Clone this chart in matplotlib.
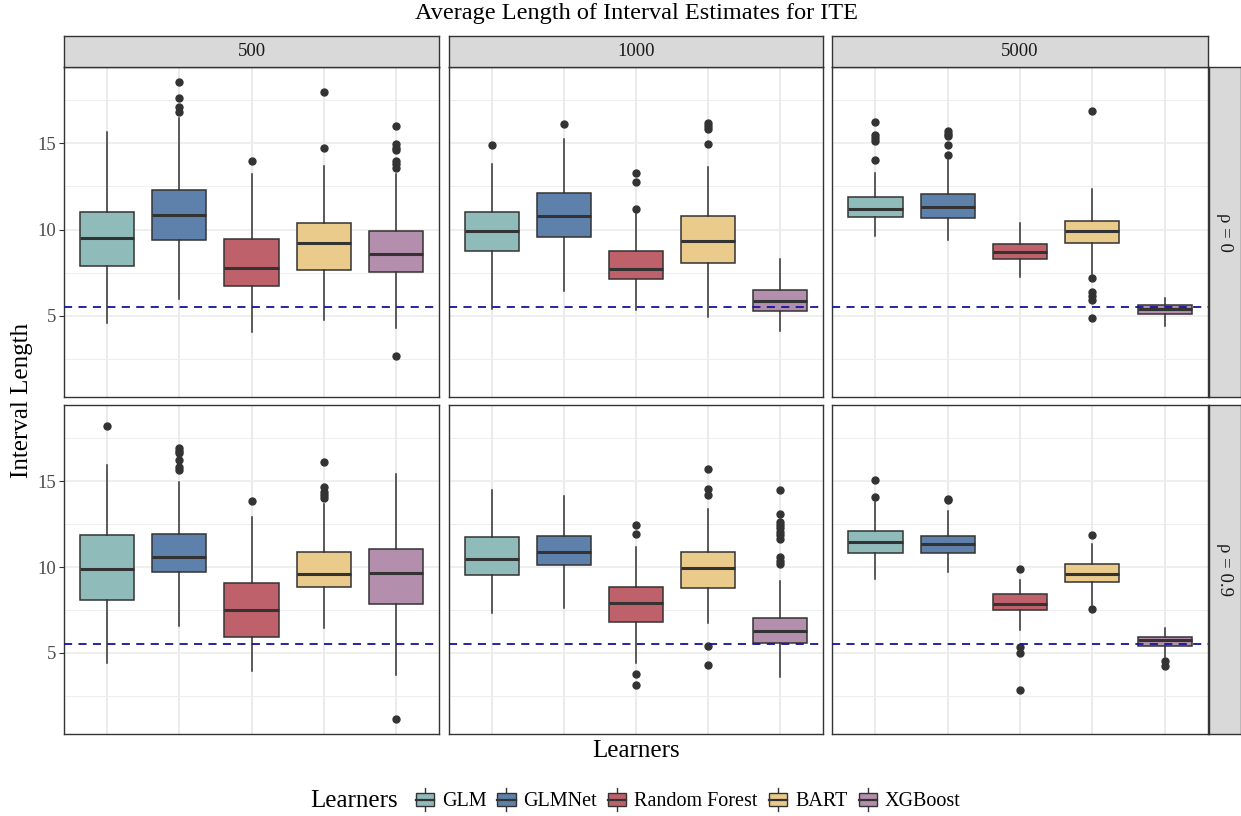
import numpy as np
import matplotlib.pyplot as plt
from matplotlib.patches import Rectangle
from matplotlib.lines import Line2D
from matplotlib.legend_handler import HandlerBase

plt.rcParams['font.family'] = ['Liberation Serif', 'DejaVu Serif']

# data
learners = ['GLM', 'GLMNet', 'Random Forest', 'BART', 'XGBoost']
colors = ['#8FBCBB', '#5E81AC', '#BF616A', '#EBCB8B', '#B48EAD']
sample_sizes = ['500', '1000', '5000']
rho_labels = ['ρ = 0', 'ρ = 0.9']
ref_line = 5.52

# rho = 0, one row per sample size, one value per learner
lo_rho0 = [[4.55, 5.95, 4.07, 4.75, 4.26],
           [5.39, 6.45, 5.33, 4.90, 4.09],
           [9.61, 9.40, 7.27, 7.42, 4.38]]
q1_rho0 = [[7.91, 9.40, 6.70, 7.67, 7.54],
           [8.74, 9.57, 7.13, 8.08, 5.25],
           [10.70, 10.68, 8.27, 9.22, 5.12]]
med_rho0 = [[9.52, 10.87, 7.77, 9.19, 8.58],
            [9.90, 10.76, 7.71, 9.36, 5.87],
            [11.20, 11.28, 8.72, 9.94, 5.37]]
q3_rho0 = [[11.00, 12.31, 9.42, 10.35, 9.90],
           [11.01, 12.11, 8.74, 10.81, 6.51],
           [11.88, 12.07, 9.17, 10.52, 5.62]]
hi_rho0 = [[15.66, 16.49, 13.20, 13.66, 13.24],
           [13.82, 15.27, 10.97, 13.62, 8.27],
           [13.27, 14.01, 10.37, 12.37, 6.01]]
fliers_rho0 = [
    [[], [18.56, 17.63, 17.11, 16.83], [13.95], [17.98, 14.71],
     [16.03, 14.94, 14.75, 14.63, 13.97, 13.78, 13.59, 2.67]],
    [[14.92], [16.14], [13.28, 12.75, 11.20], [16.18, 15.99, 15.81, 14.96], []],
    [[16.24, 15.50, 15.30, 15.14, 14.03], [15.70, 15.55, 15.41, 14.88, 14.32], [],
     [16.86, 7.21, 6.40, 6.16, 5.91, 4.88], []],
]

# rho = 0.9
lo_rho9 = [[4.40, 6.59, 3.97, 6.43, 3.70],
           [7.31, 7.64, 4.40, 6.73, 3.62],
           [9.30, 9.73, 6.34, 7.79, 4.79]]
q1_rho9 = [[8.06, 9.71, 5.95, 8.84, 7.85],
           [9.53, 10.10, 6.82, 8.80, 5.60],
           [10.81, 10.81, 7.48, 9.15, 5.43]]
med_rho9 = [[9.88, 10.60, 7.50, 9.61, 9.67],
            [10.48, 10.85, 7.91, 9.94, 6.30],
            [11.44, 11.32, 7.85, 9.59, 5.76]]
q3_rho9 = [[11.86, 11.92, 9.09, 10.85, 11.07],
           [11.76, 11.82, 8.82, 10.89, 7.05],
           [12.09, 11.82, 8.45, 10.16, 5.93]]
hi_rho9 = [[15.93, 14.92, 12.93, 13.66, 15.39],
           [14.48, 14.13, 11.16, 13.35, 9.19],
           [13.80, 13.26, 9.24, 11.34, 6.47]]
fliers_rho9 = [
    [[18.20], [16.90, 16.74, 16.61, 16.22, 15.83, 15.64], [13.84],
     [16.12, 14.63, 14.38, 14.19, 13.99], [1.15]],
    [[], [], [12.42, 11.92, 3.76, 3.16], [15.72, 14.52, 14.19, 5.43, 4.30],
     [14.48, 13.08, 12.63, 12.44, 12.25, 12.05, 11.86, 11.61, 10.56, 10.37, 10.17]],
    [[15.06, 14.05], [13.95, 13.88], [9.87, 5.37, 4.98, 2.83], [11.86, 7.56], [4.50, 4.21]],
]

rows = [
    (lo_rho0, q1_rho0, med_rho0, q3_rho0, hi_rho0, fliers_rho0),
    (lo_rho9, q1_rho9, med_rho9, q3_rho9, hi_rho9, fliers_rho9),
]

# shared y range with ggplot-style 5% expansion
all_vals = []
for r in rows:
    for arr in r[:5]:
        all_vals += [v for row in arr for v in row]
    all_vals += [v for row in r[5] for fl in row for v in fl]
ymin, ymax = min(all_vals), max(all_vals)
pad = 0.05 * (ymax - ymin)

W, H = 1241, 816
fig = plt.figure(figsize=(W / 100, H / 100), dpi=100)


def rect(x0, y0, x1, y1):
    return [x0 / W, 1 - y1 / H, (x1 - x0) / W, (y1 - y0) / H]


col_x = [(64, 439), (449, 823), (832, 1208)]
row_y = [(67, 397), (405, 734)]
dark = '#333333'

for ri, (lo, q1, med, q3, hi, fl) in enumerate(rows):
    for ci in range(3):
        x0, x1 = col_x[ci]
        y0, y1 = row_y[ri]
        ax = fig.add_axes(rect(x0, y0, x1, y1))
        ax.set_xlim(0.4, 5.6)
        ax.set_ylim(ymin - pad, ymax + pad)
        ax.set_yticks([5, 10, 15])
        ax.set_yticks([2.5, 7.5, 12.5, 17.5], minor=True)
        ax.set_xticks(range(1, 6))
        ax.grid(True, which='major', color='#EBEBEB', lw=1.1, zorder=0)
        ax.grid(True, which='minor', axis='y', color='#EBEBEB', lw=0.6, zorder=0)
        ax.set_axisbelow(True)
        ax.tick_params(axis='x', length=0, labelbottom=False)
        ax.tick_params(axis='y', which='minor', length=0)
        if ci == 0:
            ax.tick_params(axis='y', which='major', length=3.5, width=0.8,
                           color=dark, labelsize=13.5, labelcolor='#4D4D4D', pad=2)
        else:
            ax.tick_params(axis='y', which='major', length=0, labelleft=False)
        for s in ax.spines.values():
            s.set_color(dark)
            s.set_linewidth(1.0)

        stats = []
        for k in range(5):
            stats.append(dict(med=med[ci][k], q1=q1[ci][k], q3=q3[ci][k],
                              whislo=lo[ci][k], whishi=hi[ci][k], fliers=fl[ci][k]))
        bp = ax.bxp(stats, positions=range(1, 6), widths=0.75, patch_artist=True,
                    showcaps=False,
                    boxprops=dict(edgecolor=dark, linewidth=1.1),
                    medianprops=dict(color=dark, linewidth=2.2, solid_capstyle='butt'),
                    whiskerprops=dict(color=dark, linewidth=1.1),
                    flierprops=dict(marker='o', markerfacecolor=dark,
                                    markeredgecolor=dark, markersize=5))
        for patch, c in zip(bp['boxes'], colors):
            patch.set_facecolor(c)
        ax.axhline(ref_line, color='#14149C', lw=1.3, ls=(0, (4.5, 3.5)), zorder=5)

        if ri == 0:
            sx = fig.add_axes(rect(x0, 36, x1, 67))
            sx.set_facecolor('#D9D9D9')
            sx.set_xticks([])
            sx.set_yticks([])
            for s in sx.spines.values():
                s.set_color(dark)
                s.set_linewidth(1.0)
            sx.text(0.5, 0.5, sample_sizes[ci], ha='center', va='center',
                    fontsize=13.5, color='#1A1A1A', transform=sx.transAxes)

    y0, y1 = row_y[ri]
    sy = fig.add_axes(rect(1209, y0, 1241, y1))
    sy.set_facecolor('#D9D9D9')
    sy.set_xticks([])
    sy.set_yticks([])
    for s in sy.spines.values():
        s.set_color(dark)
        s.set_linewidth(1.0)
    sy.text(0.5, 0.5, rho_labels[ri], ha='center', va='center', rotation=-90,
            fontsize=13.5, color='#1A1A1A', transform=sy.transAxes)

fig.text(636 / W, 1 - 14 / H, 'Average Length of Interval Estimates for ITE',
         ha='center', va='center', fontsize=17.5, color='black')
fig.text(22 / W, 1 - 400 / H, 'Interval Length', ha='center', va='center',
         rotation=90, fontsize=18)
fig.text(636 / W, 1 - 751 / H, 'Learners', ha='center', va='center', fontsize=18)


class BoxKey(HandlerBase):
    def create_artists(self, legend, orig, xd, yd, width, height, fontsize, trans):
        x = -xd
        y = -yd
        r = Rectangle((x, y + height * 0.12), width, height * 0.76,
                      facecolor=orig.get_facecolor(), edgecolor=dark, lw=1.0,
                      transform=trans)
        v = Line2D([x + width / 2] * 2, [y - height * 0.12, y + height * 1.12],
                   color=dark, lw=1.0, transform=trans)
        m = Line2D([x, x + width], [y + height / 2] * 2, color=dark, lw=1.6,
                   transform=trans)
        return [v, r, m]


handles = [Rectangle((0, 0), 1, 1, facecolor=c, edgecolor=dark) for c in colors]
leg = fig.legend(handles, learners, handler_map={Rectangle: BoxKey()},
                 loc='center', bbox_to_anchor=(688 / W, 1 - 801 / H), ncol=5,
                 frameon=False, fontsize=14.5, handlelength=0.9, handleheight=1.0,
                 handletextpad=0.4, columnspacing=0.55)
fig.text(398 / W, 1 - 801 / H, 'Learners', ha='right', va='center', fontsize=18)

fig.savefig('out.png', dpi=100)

| PROBLEM |
Return nothing but the lines running from the start of the data to the line with "plt.rcParams['font.family'] = ['Liberation", please, both ends included and no pictures.

| RESPONSE TO THIS TASK |
Clone this chart in matplotlib.
import numpy as np
import matplotlib.pyplot as plt
from matplotlib.patches import Rectangle
from matplotlib.lines import Line2D
from matplotlib.legend_handler import HandlerBase

plt.rcParams['font.family'] = ['Liberation Serif', 'DejaVu Serif']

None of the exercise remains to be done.